President Andreas Tesch:”The overall positive outlook for global trade is countered by disappointed economic outlook for countries such as Brazil and slower growth in China.”
During the Annual General Meeting the membership re-elected Andreas Tesch (Atradius) as President for 2015/2016 and Jos Kroon (Nationale Borg) as Vice President for the same period.
“The drop in average premium rate demonstrates the fierce competitive environment ICISA trade credit insurance members operate in”, Tesch notes. Comparing the current situation with the pre-crisis (2007) period, Tesch indicates that “members’ results continue to improve and exceed pre-crisis levels, with a 34.6% higher premium income and 29.1% higher insured exposure.” Tesch states: “An increasing number of companies, including a growing number of SMEs, recognize the benefits of the product as more than an insurance product. It facilitates access to bank finance and provides them with business relevant market knowledge assisting them to avoid large losses.”
Looking ahead to 1 January 2016 when the Solvency II regime will be effective, Tesch indicates: “The anticipated implementation of Solvency II is seen as the start of renewed negotiations for the industry.”
“The decreased claims figure reflects the overall improved market situation also for construction companies and the transportation sector”, Jos Kroon, Vice President of ICISA, explains. “Comparing the 2014 surety results with those from before the crisis (2007), premium income has more than doubled, while the insured exposure grew by almost 85%”, Kroon adds.
Members re-elected Andreas Tesch as their 39th President and Jos Kroon, CEO of Nationale Borg, Vice President. Furthermore Munich Re and The Guarantee Company of North America were elected as members of the Management Committee, which now consists of Atradius, Coface, Euler Hermes, Lombard, Nationale Borg, QBE, Munich Re and The Guarantee Company of North America. Tesch expressed his thanks to SCOR and to Zurich for their support and guidance during their three year term as member of the Management Committee.

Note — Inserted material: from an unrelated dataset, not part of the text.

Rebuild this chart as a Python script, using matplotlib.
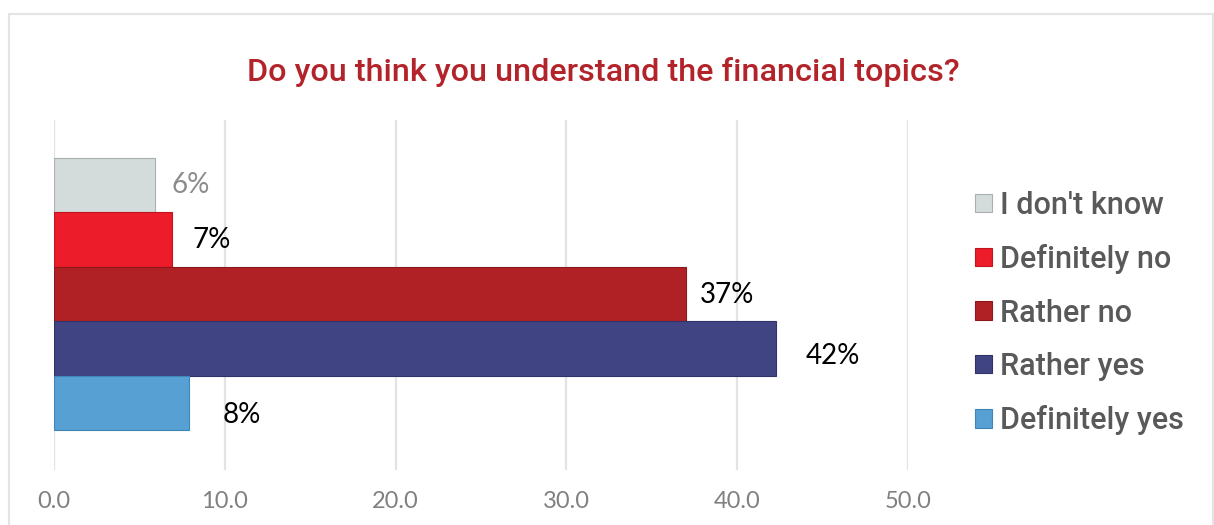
import numpy as np
import matplotlib.pyplot as plt
from matplotlib.patches import Rectangle

# data, top to bottom
categories = ["I don't know", "Definitely no", "Rather no", "Rather yes", "Definitely yes"]
values = [5.9, 6.9, 37.0, 42.3, 7.9]
value_labels = ["6%", "7%", "37%", "42%", "8%"]
x_ticks = [0, 10, 20, 30, 40, 50]
title = "Do you think you understand the financial topics?"

bar_colors = ['#d4dcdb', '#ed1c2a', '#b02125', '#404482', '#56a0d3']
edge_colors = ['#a9b0af', '#c0141f', '#8c181b', '#30336a', '#3f86b8']
label_colors = ['#8c8c8c', '#000000', '#000000', '#000000', '#000000']
# label offsets in pixels (dx, dy) as placed in the original
label_offsets = [(17, 0), (21, 0), (14, -1), (29, -8), (34, -12)]

narrow = ['Roboto', 'DejaVu Sans']
round_font = ['Lato', 'DejaVu Sans']

fig = plt.figure(figsize=(12.14, 5.25), dpi=100)
ax = fig.add_axes([54 / 1214, 1 - 470 / 525, 854 / 1214, 350 / 525])

# light frame round the chart
fig.patches.append(Rectangle((9 / 1214, -0.1), 1204 / 1214, 1.1 - 14 / 525,
                             transform=fig.transFigure, fill=False,
                             edgecolor='#e4e4e4', linewidth=1.6))

pos = np.arange(len(categories))
for i in range(len(categories)):
    ax.barh(pos[i], values[i], height=1.0, color=bar_colors[i],
            edgecolor=edge_colors[i], linewidth=0.8, label=categories[i], zorder=3)
    ax.annotate(value_labels[i], xy=(values[i], pos[i]),
                xytext=label_offsets[i], textcoords='offset pixels',
                ha='left', va='center', fontsize=20, color=label_colors[i],
                family=round_font)

ax.set_xlim(0, 50)
ax.set_ylim(4.5 + 0.735, -0.5 - 0.70)
ax.set_xticks(x_ticks)
ax.set_xticklabels([f"{t:.1f}" for t in x_ticks], family=round_font, fontsize=17,
                   color='#808080')
ax.set_yticks([])
ax.tick_params(axis='x', length=0, pad=15)
ax.grid(axis='x', color='#e3e3e3', linewidth=1.6, zorder=0)
for s in ax.spines.values():
    s.set_visible(False)

fig.text(0.497, 1 - 72 / 525, title, ha='center', va='center', fontsize=23.3,
         color='#b3232a', family=narrow, fontweight='medium')

leg = ax.legend(loc='center left', bbox_to_anchor=(975 / 1214, 1 - 313 / 525),
                bbox_transform=fig.transFigure, frameon=False,
                prop={'family': narrow, 'size': 22, 'weight': 'medium'}, labelcolor='#595959',
                handlelength=0.55, handleheight=0.55, handletextpad=0.28,
                labelspacing=0.80, borderaxespad=0, borderpad=0)

fig.savefig('out.png', dpi=100)
plt.close(fig)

The meeting focused furthermore on the future strategy of ICISA and a mandate was given by members to enhance the association’s role as data and knowledge center. Rob Nijhout, executive director of ICISA notes: “Growing the membership by 10% since last year is a welcome confirmation of the relevance of ICISA to the industry as platform for sharing knowledge and as representative industry body for the members. A closer cooperation with colleague associations within our industry forms a part of the reconfirmed strategy.”